My quick search on GitHub and Google Scholar didn't yield many relevant references. I came across a Quora question regarding the application of Haskell in handling large matrices, but none of the responses mentioned sparse matrices or FEM. Has there been any specific discussion or reasons within the Haskell community regarding the absence of FEM implementations? I would appreciate insights or references on this matter.
Most of the reason is simply that the set of people working with numerical methods and the set of people interested in languages like Haskell are almost completely disjoint.
What the numerics community cares about is foremostly that their code run fast, and secondarily that it be "easy" to use for non-programmer engineers/scientists (with a rather disputable notion of easyness, à la Matlab). Apart from that there's an attitude that choice of programming language "doesn't really matter because everything is Turing-complete", and that anyway the code doesn't contain the interesting mathematical derivations which are carried out separately on paper. In other words, in their mindset the only aspect of the maths that computer is involved with are numbers.

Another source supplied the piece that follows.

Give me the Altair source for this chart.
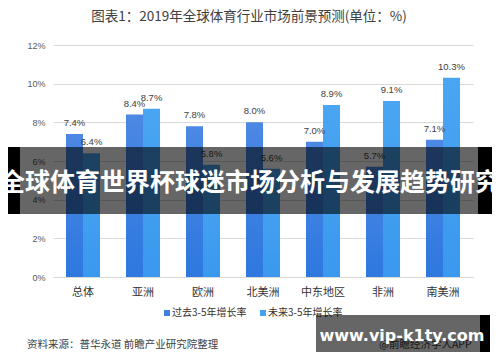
import altair as alt
import pandas as pd

categories = ["总体", "亚洲", "欧洲", "北美洲", "中东地区", "非洲", "南美洲"]
past = [7.4, 8.4, 7.8, 8.0, 7.0, 5.7, 7.1]
future = [6.4, 8.7, 5.8, 5.6, 8.9, 9.1, 10.3]
series = ["过去3-5年增长率", "未来3-5年增长率"]
y_ticks = [0, 2, 4, 6, 8, 10, 12]

rows = []
for c, a, b in zip(categories, past, future):
    rows.append({"cat": c, "series": series[0], "value": a, "label": f"{a:.1f}%"})
    rows.append({"cat": c, "series": series[1], "value": b, "label": f"{b:.1f}%"})
df = pd.DataFrame(rows)

FONT = "Noto Sans CJK SC"

x_enc = alt.X("cat:N", sort=categories,
              scale=alt.Scale(paddingInner=0.433, paddingOuter=0.2165),
              axis=alt.Axis(title=None, labelAngle=0, labelFontSize=11, labelColor="#333333",
                            labelFont=FONT, labelPadding=9, ticks=False,
                            domainColor="#d9d9d9", grid=False))
xo_enc = alt.XOffset("series:N", sort=series, scale=alt.Scale(domain=series, paddingInner=0, paddingOuter=0))
y_enc = alt.Y("value:Q", scale=alt.Scale(domain=[0, 12]),
              axis=alt.Axis(title=None, values=y_ticks, labelExpr="datum.value + '%'",
                            grid=True, gridColor="#d9d9d9", domain=False, ticks=False,
                            labelFontSize=9, labelColor="#595959", labelPadding=8,
                            labelFont="Liberation Sans"))

base = alt.Chart(df)

def grad(top, bottom):
    return alt.Gradient(gradient="linear", x1=0, x2=0, y1=0, y2=1,
                        stops=[alt.GradientStop(color=top, offset=0),
                               alt.GradientStop(color=bottom, offset=1)])

bars_past = base.transform_filter(alt.datum.series == series[0]).mark_bar(
    color=grad("#4c88e4", "#2e78df")).encode(x=x_enc, xOffset=xo_enc, y=y_enc)
bars_future = base.transform_filter(alt.datum.series == series[1]).mark_bar(
    color=grad("#4aa6f2", "#3a98ee")).encode(x=x_enc, xOffset=xo_enc, y=y_enc)

labels = base.mark_text(baseline="bottom", dy=-6, fontSize=9.5, color="#404040",
                        font="Liberation Sans").encode(
    x=x_enc, xOffset=xo_enc, y=y_enc, text="label:N")

one = pd.DataFrame({"a": [0]})
ann = alt.Chart(one)

title = ann.mark_text(text="图表1：2019年全球体育行业市场前景预测(单位：%)", fontSize=13.5,
                      color="#404040", font=FONT, align="center", baseline="middle").encode(
    x=alt.value(196), y=alt.value(-28))

leg_sq1 = ann.mark_square(size=36, color="#3f80e3", opacity=1).encode(x=alt.value(114), y=alt.value(268))
leg_tx1 = ann.mark_text(text=series[0], fontSize=10, color="#333333", font=FONT,
                        align="left", baseline="middle").encode(x=alt.value(119), y=alt.value(268))
leg_sq2 = ann.mark_square(size=36, color="#45a2f0", opacity=1).encode(x=alt.value(210), y=alt.value(268))
leg_tx2 = ann.mark_text(text=series[1], fontSize=10, color="#333333", font=FONT,
                        align="left", baseline="middle").encode(x=alt.value(215), y=alt.value(268))

source = ann.mark_text(text="资料来源：普华永道 前瞻产业研究院整理", fontSize=10.5, color="#404040",
                       font=FONT, align="left", baseline="middle").encode(x=alt.value(-26), y=alt.value(300))
app = ann.mark_text(text="@前瞻经济学人APP", fontSize=10.5, color="#404040",
                    font=FONT, align="left", baseline="middle").encode(x=alt.value(326), y=alt.value(300))

band = ann.mark_rect(color="black", opacity=0.6).encode(
    x=alt.value(-53), x2=alt.value(447), y=alt.value(102), y2=alt.value(169))
band_l = ann.mark_rect(color="black", opacity=1).encode(
    x=alt.value(-53), x2=alt.value(-33), y=alt.value(102), y2=alt.value(169))
band_r = ann.mark_rect(color="black", opacity=1).encode(
    x=alt.value(425), x2=alt.value(447), y=alt.value(102), y2=alt.value(169))
band_text = ann.mark_text(text="全球体育世界杯球迷市场分析与发展趋势研究", fontSize=25, fontWeight="bold",
                          color="white", font=FONT, align="center", baseline="middle").encode(
    x=alt.value(197), y=alt.value(138))

box = ann.mark_rect(color="black", opacity=0.6).encode(
    x=alt.value(263), x2=alt.value(427), y=alt.value(270), y2=alt.value(307))
box_r = ann.mark_rect(color="black", opacity=1).encode(
    x=alt.value(427), x2=alt.value(437), y=alt.value(270), y2=alt.value(307))
box_text = ann.mark_text(text="www.vip-k1ty.com", fontSize=16, fontWeight="bold", color="white",
                         font="DejaVu Sans", align="center", baseline="middle").encode(
    x=alt.value(349), y=alt.value(291))

chart = alt.layer(
    bars_past, bars_future, labels, title, leg_sq1, leg_tx1, leg_sq2, leg_tx2, source, app,
    band, band_l, band_r, band_text, box, box_r, box_text
).properties(
    width=420, height=232,
    autosize=alt.AutoSizeParams(type="none"),
    padding={"left": 45, "top": 37, "right": 19, "bottom": 77},
    background="white",
).configure_view(stroke=None)

chart.save("out.html", embed_options={"renderer": "svg", "actions": False})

Consequently, they tend to go with languages that have a track record of use for numerical applications and then perhaps add an interface in a dynamic language around that (not so much for any abstraction purposes but simply to allow for scripting).
The functional programming community has a completely different focus, which is all about bringing mathematical concepts into the code, but not overly interested in tuning numerical performance. GHC can actually generate pretty fast executables, particularly competitive for complex logic, but for dumb numerics it can't take it up with a compiler like ICC that does all kinds of vectorisation etc. microoptimisations for numerics. Now, it would be possible to address this performance gap by writing a Haskell wrapper around optimised low-level routines in C (or Cuda), but that's not very interesting to FP people, whereas numerics people just wouldn't see any point in it because to them Haskell is just a weird fringe language.
I personally think that Haskell would be excellent for numerics, but it's not enough to just think that... we'd actually need to put in a lot of work to make it happen.